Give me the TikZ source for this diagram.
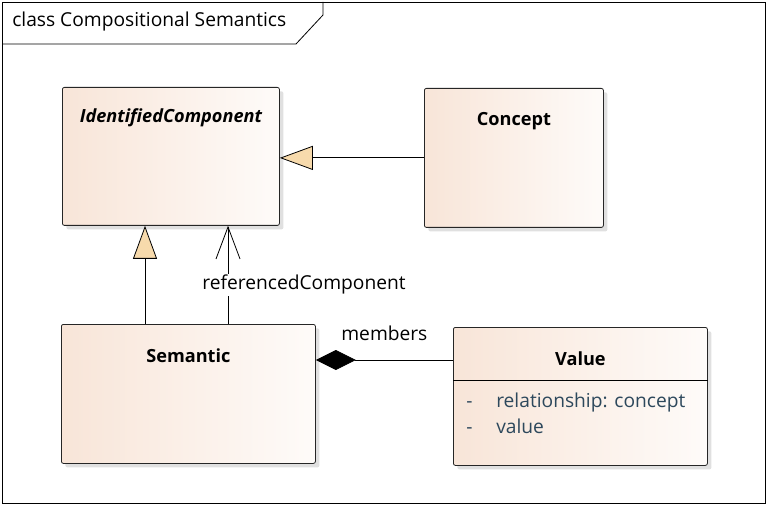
\documentclass[tikz,border=0pt]{standalone}
\usepackage{fontspec}
\setmainfont{Open Sans}
\definecolor{classleft}{RGB}{248,229,216}
\definecolor{classright}{RGB}{254,251,249}
\definecolor{genfill}{RGB}{247,218,172}
\definecolor{attrtext}{RGB}{45,72,92}
\usetikzlibrary{calc, arrows.meta, shadows}
\tikzstyle{classbox} = [
    rectangle,
    rounded corners = 1.5pt,
    anchor = north west,
    inner sep = 0pt,
    draw = black!85,
    line width = 0.6pt,
    left color = classleft,
    right color = classright,
    drop shadow = {shadow xshift=3pt, shadow yshift=-3pt, fill=black!12, opacity=1}
]
\tikzstyle{classname} = [
    font = \fontsize{13.6}{16}\selectfont\bfseries
]
\tikzstyle{attr} = [
    anchor = base west,
    inner sep = 0pt,
    text = attrtext,
    font = \fontsize{14.4}{17}\selectfont
]
\tikzstyle{rolename} = [
    inner sep = 1pt,
    font = \fontsize{14.4}{17}\selectfont
]
\tikzstyle{gen} = [-{Triangle[length=24.75pt, width=18pt, fill=genfill]}, line width=0.6pt]
\tikzstyle{assoc} = [-{Straight Barb[length=24pt, width=18pt]}, line width=0.6pt]
\tikzstyle{compo} = [-{Diamond[length=30pt, width=15pt]}, line width=0.6pt]

\begin{document}
\begin{tikzpicture}[x=0.75pt, y=-0.75pt]
        \useasboundingbox (0,0) rectangle (768,506);

        %% Frame
        \draw[line width=0.6pt] (2,2) rectangle (765,503);
        \draw[line width=0.6pt] (2,44) -- (296,44) -- (323,15) -- (323,2);
        \node (title) [anchor=west, inner sep=0pt, font=\fontsize{14.4}{17}\selectfont] at (12,22) {class Compositional Semantics};

        %% Classes
        \node (ic)       [classbox, minimum width=162.75pt, minimum height=103.5pt]  at (62,87)  {};
        \node (concept)  [classbox, minimum width=134.25pt, minimum height=104.25pt] at (424,88) {};
        \node (semantic) [classbox, minimum width=190.5pt,  minimum height=104.25pt] at (61,324) {};
        \node (value)    [classbox, minimum width=190.5pt,  minimum height=103.5pt]  at (453,327) {};

        \node [classname, font=\fontsize{13.6}{16}\selectfont\bfseries\itshape] at ([yshift=-23pt]ic.north) {IdentifiedComponent};
        \node [classname] at ([yshift=-24.5pt]concept.north) {Concept};
        \node [classname] at ([yshift=-24pt]semantic.north) {Semantic};
        \node [classname] at ([yshift=-23.5pt]value.north) {Value};

        %% Attributes
        \draw[line width=0.6pt] ([yshift=-39.75pt]value.north west) -- ([yshift=-39.75pt]value.north east);
        \node [attr] at ([xshift=9.75pt, yshift=-60pt]value.north west) {-};
        \node [attr] at ([xshift=32.25pt, yshift=-60pt]value.north west) {relationship: concept};
        \node [attr] at ([xshift=9.75pt, yshift=-79.5pt]value.north west) {-};
        \node [attr] at ([xshift=32.25pt, yshift=-79.5pt]value.north west) {value};

        %% Connectors
        \coordinate (genfoot) at (145,324);
        \coordinate (reffoot) at (228,324);
        \coordinate (compend) at (453,360);

        \draw[gen] (concept.west) -- (concept.west -| ic.east);
        \draw[gen] (genfoot) -- (genfoot |- ic.south);
        \draw[assoc] (reffoot) -- node[rolename, fill=white, pos=0.4, xshift=57pt] {referencedComponent} (reffoot |- ic.south);
        \draw[compo] (compend) -- node[rolename, anchor=south, yshift=13pt] {members} (compend -| semantic.east);

    \end{tikzpicture}
\end{document}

SET EXERCISE:
Omit each picture, then return all of the listing exactly as it stands.

FINISHED TASK:
Give me the TikZ source for this diagram.
\documentclass[tikz,border=0pt]{standalone}
\usepackage{fontspec}
\setmainfont{Open Sans}
\definecolor{classleft}{RGB}{248,229,216}
\definecolor{classright}{RGB}{254,251,249}
\definecolor{genfill}{RGB}{247,218,172}
\definecolor{attrtext}{RGB}{45,72,92}
\usetikzlibrary{calc, arrows.meta, shadows}
\tikzstyle{classbox} = [
    rectangle,
    rounded corners = 1.5pt,
    anchor = north west,
    inner sep = 0pt,
    draw = black!85,
    line width = 0.6pt,
    left color = classleft,
    right color = classright,
    drop shadow = {shadow xshift=3pt, shadow yshift=-3pt, fill=black!12, opacity=1}
]
\tikzstyle{classname} = [
    font = \fontsize{13.6}{16}\selectfont\bfseries
]
\tikzstyle{attr} = [
    anchor = base west,
    inner sep = 0pt,
    text = attrtext,
    font = \fontsize{14.4}{17}\selectfont
]
\tikzstyle{rolename} = [
    inner sep = 1pt,
    font = \fontsize{14.4}{17}\selectfont
]
\tikzstyle{gen} = [-{Triangle[length=24.75pt, width=18pt, fill=genfill]}, line width=0.6pt]
\tikzstyle{assoc} = [-{Straight Barb[length=24pt, width=18pt]}, line width=0.6pt]
\tikzstyle{compo} = [-{Diamond[length=30pt, width=15pt]}, line width=0.6pt]

\begin{document}
\begin{tikzpicture}[x=0.75pt, y=-0.75pt]
        \useasboundingbox (0,0) rectangle (768,506);

        %% Frame
        \draw[line width=0.6pt] (2,2) rectangle (765,503);
        \draw[line width=0.6pt] (2,44) -- (296,44) -- (323,15) -- (323,2);
        \node (title) [anchor=west, inner sep=0pt, font=\fontsize{14.4}{17}\selectfont] at (12,22) {class Compositional Semantics};

        %% Classes
        \node (ic)       [classbox, minimum width=162.75pt, minimum height=103.5pt]  at (62,87)  {};
        \node (concept)  [classbox, minimum width=134.25pt, minimum height=104.25pt] at (424,88) {};
        \node (semantic) [classbox, minimum width=190.5pt,  minimum height=104.25pt] at (61,324) {};
        \node (value)    [classbox, minimum width=190.5pt,  minimum height=103.5pt]  at (453,327) {};

        \node [classname, font=\fontsize{13.6}{16}\selectfont\bfseries\itshape] at ([yshift=-23pt]ic.north) {IdentifiedComponent};
        \node [classname] at ([yshift=-24.5pt]concept.north) {Concept};
        \node [classname] at ([yshift=-24pt]semantic.north) {Semantic};
        \node [classname] at ([yshift=-23.5pt]value.north) {Value};

        %% Attributes
        \draw[line width=0.6pt] ([yshift=-39.75pt]value.north west) -- ([yshift=-39.75pt]value.north east);
        \node [attr] at ([xshift=9.75pt, yshift=-60pt]value.north west) {-};
        \node [attr] at ([xshift=32.25pt, yshift=-60pt]value.north west) {relationship: concept};
        \node [attr] at ([xshift=9.75pt, yshift=-79.5pt]value.north west) {-};
        \node [attr] at ([xshift=32.25pt, yshift=-79.5pt]value.north west) {value};

        %% Connectors
        \coordinate (genfoot) at (145,324);
        \coordinate (reffoot) at (228,324);
        \coordinate (compend) at (453,360);

        \draw[gen] (concept.west) -- (concept.west -| ic.east);
        \draw[gen] (genfoot) -- (genfoot |- ic.south);
        \draw[assoc] (reffoot) -- node[rolename, fill=white, pos=0.4, xshift=57pt] {referencedComponent} (reffoot |- ic.south);
        \draw[compo] (compend) -- node[rolename, anchor=south, yshift=13pt] {members} (compend -| semantic.east);

    \end{tikzpicture}
\end{document}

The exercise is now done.